** BEGIN SUPPLIED MATERIAL **
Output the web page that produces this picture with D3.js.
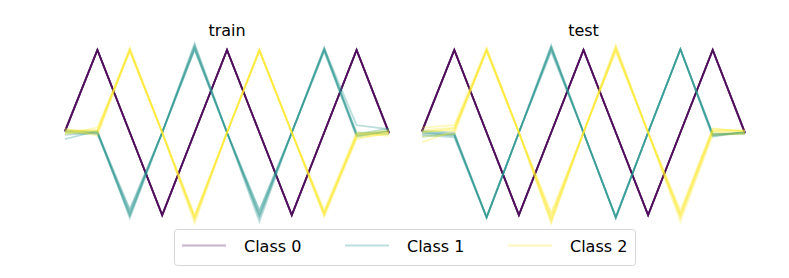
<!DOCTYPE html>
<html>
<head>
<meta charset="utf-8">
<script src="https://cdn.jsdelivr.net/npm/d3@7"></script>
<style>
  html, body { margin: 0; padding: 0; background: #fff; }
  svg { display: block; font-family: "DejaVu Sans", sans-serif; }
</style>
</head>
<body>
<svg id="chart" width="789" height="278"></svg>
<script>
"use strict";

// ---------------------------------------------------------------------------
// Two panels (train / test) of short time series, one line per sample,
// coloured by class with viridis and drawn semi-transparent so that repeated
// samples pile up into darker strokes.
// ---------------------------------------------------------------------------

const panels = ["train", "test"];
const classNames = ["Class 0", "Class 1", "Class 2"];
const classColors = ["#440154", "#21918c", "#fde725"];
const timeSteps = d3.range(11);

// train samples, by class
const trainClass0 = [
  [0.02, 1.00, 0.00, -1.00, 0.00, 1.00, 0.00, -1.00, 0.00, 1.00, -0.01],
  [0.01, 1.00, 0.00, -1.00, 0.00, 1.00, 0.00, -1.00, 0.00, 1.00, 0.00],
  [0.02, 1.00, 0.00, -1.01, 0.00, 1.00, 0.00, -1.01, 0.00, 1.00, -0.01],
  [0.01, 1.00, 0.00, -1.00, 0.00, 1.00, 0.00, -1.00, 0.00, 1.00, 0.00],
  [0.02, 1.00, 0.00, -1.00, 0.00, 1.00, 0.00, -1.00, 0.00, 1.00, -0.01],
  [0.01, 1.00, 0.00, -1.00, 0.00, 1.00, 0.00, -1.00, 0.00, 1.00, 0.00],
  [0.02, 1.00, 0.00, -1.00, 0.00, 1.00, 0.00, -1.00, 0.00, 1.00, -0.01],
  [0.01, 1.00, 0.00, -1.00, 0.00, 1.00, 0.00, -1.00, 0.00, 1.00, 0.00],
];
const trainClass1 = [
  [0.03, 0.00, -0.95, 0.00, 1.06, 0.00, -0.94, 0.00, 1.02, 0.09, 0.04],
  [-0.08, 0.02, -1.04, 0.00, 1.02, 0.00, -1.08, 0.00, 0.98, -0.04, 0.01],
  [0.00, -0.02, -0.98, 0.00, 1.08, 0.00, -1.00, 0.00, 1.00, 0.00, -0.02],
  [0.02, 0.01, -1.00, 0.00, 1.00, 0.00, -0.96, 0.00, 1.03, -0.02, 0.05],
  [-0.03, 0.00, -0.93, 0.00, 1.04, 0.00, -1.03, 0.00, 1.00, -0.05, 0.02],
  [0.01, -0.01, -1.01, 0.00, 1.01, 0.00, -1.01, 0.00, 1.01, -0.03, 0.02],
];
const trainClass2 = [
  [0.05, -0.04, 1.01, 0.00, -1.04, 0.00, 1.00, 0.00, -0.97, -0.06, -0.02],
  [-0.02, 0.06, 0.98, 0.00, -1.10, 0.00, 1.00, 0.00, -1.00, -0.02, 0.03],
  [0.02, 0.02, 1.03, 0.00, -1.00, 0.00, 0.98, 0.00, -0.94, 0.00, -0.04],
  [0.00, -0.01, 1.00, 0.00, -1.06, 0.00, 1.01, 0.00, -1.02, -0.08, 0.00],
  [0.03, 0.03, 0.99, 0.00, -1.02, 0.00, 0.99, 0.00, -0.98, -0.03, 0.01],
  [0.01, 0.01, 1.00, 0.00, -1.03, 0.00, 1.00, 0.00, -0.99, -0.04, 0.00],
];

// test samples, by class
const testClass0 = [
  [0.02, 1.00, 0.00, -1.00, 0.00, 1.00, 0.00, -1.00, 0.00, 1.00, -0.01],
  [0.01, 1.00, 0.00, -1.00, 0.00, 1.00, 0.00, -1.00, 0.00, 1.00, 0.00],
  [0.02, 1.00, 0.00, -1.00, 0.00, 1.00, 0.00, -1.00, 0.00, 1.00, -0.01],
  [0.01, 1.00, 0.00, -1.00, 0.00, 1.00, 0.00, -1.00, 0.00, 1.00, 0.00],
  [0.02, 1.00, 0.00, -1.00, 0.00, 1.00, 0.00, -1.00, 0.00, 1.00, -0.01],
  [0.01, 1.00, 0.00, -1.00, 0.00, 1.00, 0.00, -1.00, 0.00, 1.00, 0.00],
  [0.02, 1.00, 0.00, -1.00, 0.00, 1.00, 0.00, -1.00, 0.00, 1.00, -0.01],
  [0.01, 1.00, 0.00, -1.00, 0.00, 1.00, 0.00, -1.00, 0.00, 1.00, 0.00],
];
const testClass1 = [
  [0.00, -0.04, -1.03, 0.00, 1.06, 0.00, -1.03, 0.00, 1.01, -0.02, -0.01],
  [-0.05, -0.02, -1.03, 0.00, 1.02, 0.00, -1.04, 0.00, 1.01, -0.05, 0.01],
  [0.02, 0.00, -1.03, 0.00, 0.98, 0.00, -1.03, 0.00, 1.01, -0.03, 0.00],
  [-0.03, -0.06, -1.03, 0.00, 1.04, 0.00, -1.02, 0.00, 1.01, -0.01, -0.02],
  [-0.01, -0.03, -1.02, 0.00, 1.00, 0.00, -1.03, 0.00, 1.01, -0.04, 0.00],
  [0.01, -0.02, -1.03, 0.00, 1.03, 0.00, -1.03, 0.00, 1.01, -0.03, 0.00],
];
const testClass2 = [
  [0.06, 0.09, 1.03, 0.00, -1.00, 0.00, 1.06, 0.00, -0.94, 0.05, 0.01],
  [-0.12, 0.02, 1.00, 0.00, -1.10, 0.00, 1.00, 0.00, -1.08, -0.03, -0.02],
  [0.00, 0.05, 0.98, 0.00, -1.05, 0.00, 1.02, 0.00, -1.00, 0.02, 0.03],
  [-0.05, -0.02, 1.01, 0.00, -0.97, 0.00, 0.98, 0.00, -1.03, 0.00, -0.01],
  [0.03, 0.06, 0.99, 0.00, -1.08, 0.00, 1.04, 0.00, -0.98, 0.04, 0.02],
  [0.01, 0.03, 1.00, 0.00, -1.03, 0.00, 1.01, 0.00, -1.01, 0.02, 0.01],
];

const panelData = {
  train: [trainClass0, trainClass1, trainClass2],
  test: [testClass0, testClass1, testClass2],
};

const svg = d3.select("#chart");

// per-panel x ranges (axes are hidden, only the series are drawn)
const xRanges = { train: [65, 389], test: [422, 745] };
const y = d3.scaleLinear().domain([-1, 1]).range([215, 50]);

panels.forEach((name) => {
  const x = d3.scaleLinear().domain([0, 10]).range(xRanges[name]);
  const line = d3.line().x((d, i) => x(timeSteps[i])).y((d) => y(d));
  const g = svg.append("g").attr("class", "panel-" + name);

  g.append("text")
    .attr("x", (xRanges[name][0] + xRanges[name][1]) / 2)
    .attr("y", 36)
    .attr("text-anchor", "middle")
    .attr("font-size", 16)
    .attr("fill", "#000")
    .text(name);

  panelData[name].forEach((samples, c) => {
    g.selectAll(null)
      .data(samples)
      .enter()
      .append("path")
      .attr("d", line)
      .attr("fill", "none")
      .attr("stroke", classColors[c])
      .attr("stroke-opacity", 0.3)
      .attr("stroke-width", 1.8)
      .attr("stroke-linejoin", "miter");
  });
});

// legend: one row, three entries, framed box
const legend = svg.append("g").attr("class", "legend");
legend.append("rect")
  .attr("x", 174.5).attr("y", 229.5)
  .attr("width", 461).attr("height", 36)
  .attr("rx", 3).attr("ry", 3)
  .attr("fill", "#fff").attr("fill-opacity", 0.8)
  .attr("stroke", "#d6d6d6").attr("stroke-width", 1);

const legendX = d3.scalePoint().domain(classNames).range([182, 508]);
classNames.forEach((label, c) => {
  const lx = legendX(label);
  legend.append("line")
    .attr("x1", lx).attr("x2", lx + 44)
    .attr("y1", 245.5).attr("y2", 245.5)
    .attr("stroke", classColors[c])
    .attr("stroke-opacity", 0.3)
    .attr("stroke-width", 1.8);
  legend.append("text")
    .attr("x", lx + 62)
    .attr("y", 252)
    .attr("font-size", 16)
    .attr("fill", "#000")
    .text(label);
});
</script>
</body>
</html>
** END SUPPLIED MATERIAL **
** BEGIN SUPPLIED MATERIAL **
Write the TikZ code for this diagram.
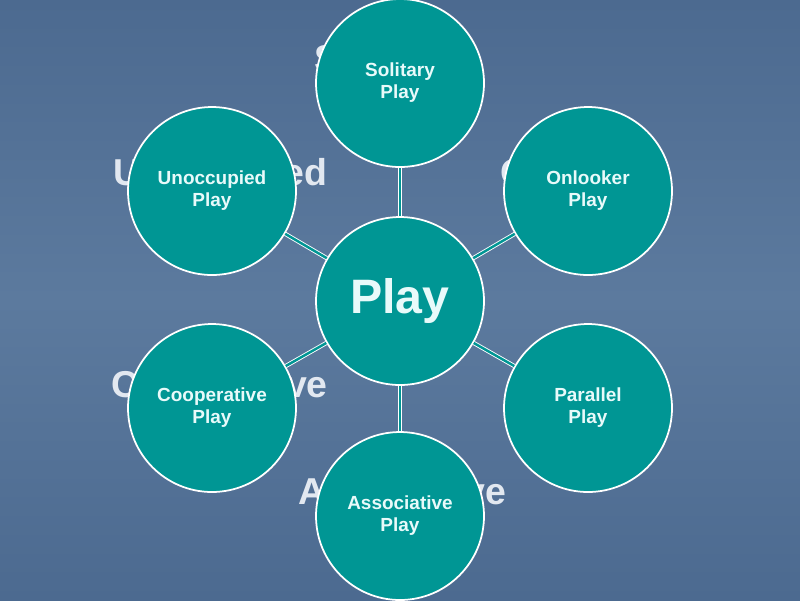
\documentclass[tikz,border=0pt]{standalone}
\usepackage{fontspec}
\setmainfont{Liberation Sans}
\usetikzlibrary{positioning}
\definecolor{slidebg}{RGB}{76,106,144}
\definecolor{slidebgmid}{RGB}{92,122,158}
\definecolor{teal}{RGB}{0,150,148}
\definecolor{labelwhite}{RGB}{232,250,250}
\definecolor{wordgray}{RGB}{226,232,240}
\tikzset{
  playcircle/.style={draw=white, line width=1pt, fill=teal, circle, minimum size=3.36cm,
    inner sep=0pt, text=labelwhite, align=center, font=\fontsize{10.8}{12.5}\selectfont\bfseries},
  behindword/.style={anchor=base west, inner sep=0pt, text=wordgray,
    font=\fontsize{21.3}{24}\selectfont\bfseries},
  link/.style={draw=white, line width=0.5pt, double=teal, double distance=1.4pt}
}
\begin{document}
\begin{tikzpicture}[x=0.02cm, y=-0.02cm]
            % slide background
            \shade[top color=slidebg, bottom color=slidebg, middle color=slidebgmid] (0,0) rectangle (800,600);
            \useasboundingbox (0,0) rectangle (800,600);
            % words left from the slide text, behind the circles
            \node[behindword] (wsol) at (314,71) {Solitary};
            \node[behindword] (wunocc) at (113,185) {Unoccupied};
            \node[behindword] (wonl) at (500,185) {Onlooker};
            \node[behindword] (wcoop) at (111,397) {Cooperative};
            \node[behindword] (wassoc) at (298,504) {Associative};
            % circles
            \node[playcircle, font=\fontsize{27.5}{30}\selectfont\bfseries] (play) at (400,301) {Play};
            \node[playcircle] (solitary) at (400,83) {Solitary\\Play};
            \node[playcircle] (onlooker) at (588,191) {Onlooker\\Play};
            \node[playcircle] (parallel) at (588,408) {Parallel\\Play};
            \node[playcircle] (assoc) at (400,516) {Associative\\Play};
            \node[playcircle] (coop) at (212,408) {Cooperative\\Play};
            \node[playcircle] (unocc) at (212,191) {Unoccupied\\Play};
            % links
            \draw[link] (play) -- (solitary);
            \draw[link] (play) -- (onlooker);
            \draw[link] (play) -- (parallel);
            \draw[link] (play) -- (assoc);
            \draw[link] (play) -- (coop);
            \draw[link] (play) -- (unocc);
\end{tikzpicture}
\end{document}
** END SUPPLIED MATERIAL **
• _OBJECTIVE_
Gather from the entries above all lines that include the string "with".

• _THE COMPLETED TASK_
Output the web page that produces this picture with D3.js.
// coloured by class with viridis and drawn semi-transparent so that repeated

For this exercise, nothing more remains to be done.